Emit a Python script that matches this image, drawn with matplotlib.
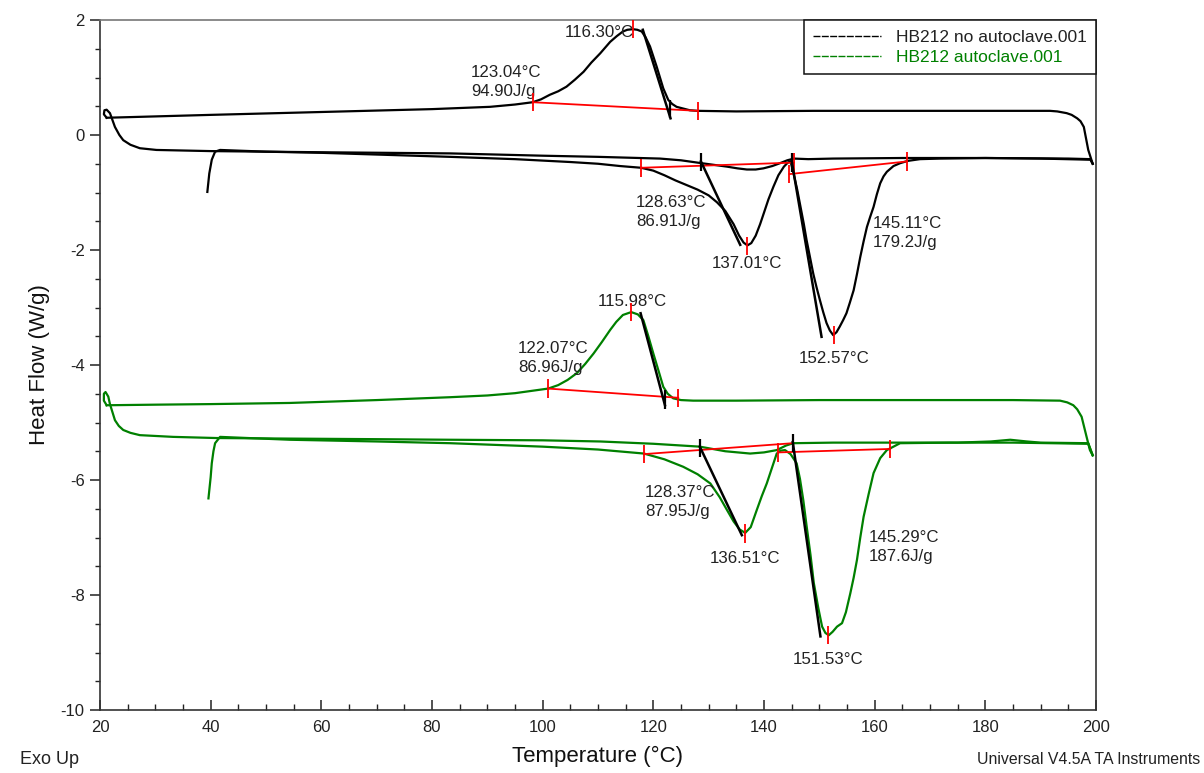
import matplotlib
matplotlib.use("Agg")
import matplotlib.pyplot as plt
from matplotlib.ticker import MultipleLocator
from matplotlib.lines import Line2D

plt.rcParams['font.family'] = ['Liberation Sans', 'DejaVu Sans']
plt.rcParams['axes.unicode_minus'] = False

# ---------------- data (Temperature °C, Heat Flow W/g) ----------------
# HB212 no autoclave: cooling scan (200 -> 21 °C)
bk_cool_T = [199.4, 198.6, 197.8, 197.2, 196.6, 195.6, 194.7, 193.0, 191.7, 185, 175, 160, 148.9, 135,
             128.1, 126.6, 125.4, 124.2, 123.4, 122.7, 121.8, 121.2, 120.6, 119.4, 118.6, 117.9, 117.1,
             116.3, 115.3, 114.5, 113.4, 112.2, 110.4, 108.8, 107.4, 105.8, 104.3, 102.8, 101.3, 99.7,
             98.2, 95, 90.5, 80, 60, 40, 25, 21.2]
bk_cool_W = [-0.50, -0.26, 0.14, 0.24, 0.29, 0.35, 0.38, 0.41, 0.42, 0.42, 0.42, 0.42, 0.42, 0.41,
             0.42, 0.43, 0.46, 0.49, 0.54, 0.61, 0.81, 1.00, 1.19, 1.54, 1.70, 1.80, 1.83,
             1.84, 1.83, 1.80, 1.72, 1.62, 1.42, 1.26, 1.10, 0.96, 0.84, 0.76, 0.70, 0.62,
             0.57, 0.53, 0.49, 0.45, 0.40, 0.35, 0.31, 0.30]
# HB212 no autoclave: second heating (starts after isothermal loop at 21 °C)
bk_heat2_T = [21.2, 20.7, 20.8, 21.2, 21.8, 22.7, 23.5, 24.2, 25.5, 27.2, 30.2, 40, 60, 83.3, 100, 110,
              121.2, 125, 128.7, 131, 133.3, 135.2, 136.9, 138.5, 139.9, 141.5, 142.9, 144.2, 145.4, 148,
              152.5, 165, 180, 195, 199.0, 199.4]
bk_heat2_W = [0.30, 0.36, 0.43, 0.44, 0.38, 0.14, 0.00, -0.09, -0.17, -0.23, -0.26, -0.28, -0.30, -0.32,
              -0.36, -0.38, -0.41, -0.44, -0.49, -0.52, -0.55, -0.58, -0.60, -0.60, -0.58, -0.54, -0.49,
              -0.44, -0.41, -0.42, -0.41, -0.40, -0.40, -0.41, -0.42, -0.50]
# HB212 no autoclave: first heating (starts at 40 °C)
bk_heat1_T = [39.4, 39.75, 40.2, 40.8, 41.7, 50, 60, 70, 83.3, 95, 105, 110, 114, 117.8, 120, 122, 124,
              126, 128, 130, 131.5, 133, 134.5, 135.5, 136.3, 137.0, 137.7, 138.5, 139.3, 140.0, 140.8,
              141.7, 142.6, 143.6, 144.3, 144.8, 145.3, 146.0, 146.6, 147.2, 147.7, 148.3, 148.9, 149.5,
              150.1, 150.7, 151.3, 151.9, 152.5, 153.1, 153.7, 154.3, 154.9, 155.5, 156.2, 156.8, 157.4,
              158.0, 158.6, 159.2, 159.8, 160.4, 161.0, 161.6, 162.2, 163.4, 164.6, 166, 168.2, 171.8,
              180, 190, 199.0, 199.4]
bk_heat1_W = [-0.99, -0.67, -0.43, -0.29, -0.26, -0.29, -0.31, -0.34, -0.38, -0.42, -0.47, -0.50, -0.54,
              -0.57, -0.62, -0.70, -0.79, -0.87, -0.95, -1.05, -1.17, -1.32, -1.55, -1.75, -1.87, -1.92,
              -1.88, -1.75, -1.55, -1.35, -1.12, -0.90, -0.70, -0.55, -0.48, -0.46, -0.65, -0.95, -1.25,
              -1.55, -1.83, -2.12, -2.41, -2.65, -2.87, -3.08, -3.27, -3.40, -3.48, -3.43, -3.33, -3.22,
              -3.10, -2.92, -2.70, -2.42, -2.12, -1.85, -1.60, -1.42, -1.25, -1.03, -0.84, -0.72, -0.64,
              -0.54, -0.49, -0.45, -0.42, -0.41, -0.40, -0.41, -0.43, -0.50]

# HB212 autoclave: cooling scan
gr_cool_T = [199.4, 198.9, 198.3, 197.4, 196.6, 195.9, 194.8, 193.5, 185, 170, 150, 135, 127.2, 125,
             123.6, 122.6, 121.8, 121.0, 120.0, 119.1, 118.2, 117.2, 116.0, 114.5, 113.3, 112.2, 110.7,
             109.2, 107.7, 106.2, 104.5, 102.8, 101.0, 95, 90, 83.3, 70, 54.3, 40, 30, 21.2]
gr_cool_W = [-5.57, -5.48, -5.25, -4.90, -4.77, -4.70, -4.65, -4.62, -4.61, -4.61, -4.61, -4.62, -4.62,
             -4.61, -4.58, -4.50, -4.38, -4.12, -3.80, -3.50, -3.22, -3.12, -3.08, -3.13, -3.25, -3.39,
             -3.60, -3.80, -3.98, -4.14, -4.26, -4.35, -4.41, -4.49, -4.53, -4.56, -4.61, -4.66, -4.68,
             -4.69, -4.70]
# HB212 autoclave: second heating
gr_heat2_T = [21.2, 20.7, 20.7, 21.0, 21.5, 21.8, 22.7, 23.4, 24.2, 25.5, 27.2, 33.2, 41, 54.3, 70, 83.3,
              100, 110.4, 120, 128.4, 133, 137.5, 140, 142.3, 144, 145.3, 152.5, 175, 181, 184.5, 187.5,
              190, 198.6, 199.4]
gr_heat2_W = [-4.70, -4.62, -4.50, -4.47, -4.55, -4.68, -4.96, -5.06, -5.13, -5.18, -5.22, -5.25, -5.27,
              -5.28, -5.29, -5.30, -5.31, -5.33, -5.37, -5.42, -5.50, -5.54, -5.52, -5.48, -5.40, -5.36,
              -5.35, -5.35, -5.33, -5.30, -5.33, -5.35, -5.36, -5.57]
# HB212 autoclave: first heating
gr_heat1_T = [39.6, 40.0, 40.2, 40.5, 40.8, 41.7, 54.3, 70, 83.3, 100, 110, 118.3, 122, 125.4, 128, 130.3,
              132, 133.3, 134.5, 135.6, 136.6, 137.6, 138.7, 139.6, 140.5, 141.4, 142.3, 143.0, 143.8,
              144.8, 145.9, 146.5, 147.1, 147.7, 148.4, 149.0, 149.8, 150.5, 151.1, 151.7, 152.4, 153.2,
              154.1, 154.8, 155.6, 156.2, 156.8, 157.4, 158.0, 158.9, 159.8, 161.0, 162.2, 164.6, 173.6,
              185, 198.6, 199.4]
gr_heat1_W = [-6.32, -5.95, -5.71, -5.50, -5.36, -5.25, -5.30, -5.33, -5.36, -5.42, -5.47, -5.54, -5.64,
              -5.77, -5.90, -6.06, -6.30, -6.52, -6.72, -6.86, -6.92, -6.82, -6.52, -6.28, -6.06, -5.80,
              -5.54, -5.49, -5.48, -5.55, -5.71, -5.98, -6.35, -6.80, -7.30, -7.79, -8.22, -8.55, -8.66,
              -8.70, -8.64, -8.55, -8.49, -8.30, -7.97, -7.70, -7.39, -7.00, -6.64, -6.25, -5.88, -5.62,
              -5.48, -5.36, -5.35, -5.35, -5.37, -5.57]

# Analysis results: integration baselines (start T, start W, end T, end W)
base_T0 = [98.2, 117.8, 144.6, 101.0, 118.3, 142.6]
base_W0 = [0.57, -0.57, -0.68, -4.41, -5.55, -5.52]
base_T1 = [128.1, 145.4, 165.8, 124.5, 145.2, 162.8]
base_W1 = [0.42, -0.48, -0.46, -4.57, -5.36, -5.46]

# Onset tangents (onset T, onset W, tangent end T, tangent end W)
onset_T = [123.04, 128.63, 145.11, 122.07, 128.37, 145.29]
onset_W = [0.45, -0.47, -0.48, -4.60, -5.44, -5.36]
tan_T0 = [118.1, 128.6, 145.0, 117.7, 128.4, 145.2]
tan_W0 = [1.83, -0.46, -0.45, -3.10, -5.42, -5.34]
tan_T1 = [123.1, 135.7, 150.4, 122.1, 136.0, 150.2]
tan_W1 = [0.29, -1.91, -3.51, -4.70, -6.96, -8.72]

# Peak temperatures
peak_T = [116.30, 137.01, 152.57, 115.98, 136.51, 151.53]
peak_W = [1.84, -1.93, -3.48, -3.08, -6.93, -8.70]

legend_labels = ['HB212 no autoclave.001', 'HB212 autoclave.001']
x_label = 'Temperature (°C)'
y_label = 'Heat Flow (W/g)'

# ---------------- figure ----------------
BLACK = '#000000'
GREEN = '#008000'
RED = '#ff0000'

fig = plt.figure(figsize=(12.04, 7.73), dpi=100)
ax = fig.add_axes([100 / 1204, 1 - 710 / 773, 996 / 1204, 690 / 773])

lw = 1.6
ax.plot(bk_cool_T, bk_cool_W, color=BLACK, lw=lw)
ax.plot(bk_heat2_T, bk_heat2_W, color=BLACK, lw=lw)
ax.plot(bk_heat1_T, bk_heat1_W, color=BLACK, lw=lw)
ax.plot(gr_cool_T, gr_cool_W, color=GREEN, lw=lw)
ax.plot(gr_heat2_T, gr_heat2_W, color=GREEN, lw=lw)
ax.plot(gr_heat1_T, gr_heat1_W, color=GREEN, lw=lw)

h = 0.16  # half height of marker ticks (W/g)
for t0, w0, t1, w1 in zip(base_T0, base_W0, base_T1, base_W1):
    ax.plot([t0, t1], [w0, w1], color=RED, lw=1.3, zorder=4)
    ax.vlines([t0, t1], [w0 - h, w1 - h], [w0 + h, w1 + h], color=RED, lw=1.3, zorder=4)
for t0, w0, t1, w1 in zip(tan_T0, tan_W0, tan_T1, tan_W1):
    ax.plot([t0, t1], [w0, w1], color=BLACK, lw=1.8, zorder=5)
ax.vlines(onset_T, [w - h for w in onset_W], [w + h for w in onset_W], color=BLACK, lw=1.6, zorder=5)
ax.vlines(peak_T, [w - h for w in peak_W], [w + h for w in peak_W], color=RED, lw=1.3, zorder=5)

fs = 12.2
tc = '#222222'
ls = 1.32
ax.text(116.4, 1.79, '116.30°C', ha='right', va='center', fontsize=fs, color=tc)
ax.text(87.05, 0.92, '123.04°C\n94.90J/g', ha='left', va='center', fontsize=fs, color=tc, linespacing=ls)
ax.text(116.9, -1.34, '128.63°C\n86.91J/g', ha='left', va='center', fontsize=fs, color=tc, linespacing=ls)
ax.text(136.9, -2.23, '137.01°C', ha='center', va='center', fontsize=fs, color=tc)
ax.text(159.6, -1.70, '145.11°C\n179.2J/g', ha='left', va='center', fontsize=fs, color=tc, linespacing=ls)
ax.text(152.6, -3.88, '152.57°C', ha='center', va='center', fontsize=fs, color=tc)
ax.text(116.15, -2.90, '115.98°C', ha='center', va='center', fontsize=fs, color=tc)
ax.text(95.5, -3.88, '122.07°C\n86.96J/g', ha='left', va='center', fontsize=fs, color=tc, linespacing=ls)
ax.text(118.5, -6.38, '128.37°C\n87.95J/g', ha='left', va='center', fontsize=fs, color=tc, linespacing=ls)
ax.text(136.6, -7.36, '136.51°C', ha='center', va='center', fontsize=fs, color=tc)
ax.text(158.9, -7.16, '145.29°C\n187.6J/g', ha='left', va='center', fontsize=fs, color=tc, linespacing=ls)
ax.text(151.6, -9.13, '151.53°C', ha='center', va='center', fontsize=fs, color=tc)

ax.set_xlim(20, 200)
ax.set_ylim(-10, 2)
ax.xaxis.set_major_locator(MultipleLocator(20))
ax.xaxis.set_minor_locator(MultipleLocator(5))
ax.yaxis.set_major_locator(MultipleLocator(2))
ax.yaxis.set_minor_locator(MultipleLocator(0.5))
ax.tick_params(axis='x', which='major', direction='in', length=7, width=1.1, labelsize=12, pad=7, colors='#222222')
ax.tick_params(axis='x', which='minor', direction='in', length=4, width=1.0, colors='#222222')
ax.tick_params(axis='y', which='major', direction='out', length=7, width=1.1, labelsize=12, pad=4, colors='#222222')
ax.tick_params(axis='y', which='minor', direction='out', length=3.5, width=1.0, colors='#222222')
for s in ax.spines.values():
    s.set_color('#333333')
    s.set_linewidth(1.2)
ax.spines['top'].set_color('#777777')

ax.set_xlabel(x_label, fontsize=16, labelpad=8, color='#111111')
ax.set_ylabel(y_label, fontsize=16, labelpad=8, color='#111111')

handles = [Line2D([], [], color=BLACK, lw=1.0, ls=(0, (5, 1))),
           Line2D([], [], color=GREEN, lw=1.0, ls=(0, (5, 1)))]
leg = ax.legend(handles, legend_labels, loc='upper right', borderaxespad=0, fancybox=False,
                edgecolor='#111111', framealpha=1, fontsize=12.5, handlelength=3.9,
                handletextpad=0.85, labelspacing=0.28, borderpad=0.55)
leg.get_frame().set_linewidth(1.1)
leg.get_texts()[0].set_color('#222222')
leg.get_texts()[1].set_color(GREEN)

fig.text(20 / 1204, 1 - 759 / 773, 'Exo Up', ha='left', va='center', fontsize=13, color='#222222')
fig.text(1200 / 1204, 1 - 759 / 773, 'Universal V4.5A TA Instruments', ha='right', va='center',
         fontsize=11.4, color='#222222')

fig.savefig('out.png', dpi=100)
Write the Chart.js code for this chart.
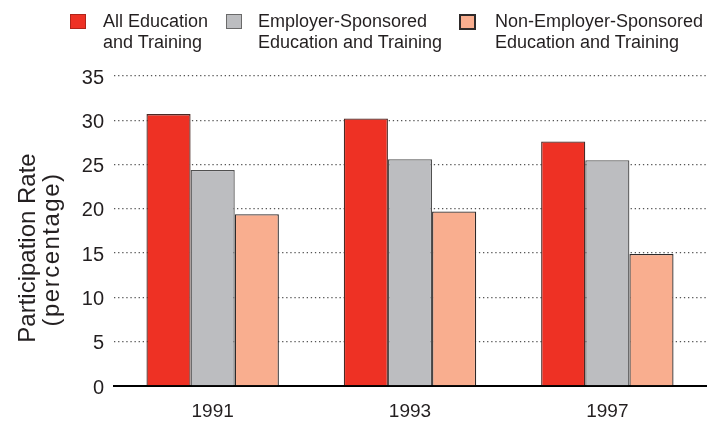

§ **Short exercise**: Write out each line of the listing above, exactly, from its first line to the line holding "plt.rcParams['axes.unicode_minus'] = False", inclusive. Skip the pictures.

§ **Complete answer**:
Emit a Python script that matches this image, drawn with matplotlib.
import matplotlib
matplotlib.use("Agg")
import matplotlib.pyplot as plt
from matplotlib.ticker import MultipleLocator
from matplotlib.lines import Line2D

plt.rcParams['font.family'] = ['Liberation Sans', 'DejaVu Sans']
plt.rcParams['axes.unicode_minus'] = False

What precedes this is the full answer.